Presente nelle sue narrazioni è pure una certa curiosità, un certo umorismo che a volte le fa apparire banali. Sarà stata quest’altra tendenza a portarlo ultimamente a scrivere romanzi per ragazzi, favole. Anche in queste persegue gli obiettivi morali di sempre ma in maniera completamente inventata, da sogno. Così in Di impossibile non c’è niente, pubblicato da Salani nel 2014 e ristampato ora da TEA in un’edizione speciale. Le illustrazioni sono di Fabiana Bocchi.

È una storia inventata, immaginata anche se il problema che emerge è reale, concreto. Si allude alla verità tramite il gioco come appunto nelle favole.

Nell’ospizio Vistalago si sono ritirati quei famosi personaggi che hanno sempre fatto parte dei racconti di Natale, Babbo Natale, la Befana, i Re Magi, Bianca Neve e i Sette Nani, la Cicogna che porta i bambini, Topolino ed altri. Si erano resi conto che il loro tempo era finito, che il mondo moderno di essi non aveva più bisogno, ad essi non credeva più.

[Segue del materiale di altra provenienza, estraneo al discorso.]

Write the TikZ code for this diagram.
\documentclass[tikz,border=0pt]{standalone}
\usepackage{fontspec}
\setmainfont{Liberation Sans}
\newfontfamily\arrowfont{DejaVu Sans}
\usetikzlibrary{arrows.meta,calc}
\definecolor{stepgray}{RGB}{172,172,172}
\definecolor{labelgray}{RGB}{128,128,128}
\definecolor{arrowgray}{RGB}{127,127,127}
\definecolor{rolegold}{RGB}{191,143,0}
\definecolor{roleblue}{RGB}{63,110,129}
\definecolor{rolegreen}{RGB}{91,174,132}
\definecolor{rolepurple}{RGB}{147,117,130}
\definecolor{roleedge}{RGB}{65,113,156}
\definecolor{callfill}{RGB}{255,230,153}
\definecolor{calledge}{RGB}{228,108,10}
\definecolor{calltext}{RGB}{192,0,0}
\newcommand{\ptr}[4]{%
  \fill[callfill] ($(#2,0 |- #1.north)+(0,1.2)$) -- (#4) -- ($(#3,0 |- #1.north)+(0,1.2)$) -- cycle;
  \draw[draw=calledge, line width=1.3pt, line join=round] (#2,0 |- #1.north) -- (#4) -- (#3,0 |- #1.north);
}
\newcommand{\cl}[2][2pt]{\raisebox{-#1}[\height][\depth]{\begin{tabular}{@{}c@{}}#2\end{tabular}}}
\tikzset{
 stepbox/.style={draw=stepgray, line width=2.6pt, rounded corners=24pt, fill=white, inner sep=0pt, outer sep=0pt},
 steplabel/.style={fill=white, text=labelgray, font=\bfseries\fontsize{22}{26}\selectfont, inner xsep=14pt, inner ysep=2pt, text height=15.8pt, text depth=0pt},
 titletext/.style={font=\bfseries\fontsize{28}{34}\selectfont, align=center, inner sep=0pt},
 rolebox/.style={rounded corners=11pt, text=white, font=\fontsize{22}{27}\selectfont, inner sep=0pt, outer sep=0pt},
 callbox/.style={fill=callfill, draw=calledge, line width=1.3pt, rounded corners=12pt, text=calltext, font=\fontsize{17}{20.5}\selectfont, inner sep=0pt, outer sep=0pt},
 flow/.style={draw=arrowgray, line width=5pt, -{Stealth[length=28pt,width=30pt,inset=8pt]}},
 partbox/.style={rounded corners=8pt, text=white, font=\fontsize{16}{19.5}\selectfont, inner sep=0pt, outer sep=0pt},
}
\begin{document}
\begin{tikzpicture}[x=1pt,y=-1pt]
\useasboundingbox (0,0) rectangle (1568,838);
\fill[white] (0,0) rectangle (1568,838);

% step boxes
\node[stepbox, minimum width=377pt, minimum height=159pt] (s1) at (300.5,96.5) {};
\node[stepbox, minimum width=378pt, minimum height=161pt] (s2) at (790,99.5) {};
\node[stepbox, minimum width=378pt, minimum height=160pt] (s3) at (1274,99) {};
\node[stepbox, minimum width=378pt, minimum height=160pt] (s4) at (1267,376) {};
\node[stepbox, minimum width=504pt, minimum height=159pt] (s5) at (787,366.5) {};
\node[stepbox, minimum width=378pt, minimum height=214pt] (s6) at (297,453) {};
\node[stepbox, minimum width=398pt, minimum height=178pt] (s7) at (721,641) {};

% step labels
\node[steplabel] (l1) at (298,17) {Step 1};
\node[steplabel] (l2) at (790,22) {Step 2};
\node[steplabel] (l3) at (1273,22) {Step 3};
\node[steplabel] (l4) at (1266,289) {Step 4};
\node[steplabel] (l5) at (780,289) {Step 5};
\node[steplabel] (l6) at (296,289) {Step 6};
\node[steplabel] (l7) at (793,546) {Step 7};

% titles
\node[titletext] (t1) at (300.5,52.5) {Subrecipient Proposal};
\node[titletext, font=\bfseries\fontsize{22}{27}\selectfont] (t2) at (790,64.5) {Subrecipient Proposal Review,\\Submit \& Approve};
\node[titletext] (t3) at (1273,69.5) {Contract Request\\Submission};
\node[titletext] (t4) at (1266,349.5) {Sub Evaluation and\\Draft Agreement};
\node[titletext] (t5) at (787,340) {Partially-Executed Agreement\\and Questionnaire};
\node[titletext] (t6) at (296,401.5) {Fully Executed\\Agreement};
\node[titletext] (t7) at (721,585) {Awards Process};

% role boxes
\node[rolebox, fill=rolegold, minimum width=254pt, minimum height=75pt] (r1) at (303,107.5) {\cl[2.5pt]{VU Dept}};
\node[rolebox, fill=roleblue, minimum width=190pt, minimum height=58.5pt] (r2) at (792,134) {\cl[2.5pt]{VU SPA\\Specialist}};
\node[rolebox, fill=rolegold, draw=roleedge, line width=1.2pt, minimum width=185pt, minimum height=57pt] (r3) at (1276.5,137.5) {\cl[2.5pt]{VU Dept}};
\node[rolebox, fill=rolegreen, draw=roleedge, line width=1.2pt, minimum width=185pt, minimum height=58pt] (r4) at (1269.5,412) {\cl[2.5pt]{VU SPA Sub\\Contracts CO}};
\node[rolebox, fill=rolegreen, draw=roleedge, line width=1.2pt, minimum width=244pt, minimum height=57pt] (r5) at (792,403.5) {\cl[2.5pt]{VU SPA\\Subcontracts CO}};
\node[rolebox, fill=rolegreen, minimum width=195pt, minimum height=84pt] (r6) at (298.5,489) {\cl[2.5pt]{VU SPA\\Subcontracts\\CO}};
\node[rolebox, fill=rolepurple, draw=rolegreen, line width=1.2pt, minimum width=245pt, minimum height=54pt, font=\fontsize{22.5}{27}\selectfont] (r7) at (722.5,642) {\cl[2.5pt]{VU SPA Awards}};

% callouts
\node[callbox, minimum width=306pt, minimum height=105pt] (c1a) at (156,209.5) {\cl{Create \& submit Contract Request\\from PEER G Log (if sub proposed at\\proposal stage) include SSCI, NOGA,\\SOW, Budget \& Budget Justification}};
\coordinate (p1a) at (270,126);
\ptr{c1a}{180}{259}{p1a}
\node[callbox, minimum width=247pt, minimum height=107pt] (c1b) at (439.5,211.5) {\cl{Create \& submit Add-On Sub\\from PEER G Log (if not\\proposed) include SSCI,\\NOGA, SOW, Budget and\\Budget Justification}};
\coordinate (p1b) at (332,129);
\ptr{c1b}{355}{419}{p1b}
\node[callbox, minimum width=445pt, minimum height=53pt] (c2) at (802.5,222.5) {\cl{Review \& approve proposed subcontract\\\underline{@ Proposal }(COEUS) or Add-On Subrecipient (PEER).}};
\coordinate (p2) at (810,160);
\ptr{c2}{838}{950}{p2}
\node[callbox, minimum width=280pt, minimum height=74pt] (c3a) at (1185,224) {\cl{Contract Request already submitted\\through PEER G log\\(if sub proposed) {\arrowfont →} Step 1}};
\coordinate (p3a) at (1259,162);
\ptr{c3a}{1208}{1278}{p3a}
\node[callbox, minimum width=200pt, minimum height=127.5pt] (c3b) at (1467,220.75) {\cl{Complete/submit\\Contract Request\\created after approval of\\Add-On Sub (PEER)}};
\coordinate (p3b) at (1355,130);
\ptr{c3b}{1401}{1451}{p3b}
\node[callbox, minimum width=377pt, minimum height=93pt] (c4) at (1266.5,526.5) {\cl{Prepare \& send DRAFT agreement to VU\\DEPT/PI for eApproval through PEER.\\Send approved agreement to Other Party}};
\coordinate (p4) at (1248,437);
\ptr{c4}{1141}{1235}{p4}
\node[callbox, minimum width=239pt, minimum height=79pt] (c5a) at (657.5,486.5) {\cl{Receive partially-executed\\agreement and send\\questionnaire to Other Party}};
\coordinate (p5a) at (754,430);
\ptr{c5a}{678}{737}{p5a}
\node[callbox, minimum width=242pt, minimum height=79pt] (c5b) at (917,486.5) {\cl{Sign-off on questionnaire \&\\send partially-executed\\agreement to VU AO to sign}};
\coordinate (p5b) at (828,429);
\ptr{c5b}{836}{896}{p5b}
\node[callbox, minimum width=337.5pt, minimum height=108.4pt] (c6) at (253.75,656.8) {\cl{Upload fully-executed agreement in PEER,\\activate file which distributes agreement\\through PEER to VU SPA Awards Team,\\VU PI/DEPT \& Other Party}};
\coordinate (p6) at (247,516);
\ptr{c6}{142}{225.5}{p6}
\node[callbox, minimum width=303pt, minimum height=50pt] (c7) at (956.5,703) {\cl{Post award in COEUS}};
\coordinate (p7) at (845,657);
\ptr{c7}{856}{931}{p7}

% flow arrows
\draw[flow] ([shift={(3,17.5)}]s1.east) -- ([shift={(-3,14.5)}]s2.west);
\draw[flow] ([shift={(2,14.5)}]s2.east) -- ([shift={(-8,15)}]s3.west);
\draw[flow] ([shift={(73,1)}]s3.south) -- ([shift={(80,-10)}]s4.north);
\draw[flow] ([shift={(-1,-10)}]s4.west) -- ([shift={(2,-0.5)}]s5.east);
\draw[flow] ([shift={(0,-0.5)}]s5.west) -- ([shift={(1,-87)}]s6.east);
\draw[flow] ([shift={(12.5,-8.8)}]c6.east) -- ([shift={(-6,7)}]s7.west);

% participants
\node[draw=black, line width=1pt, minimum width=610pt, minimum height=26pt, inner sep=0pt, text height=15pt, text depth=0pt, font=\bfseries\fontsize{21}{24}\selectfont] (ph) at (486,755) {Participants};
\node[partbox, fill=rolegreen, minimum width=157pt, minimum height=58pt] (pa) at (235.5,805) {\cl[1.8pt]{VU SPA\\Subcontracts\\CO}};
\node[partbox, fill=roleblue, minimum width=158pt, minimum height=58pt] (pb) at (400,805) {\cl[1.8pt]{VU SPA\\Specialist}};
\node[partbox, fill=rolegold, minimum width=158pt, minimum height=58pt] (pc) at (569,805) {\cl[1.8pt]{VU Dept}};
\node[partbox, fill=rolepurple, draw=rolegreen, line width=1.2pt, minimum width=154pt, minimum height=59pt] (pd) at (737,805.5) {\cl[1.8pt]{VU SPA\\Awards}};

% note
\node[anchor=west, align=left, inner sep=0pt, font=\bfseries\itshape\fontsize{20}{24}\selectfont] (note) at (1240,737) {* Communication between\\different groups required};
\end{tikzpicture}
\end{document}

Erano andati in pensione ed avevano pensato di stabilirsi in quell’ospizio. Qui ognuno aveva la sua stanza e ad ognuno accudivano le suore incaricate dei compiti che la struttura svolgeva. La loro vita trascorreva come tra vicini di casa, tra amicizie e rivalità, confidenze e segreti, fin quando a Babbo Natale non giunge una lettera da parte di un bambino, Gelso, che gli chiede di interessarsi affinché il bosco presso casa sua non venga abbattuto. Lo si vuole abbattere per creare strutture moderne, condomini, uffici, magazzini. Così Gelso e i suoi amici non avrebbero più il posto per giocare e le altre persone quello per passeggiare, respirare. Da tempo Babbo Natale non riceveva le famose lettere da parte dei bambini che chiedevano i regali e quella di Gelso lo sorprese e interessò. Non fu facile trovare il modo per risolvere il problema ma ci riuscì aiutato dagli altri personaggi che nell’ospizio erano ricoverati. Il bosco fu salvato e pure il gioco dei bambini e la salute dei loro genitori e degli abitanti del posto. Da parte di tutti questi verrà espresso, alla fine, il desiderio che quei personaggi tornino ad esistere e a valere, che i vecchi tempi siano recuperati visto che i nuovi comportano solo problemi.

Più convincente di altre volte è riuscito Vitali in quest’opera poiché la finzione ha evidenziato meglio la verità e il linguaggio estremamente facile ha permesso che il significato perseguito assumesse un’estensione maggiore, giungesse più lontano.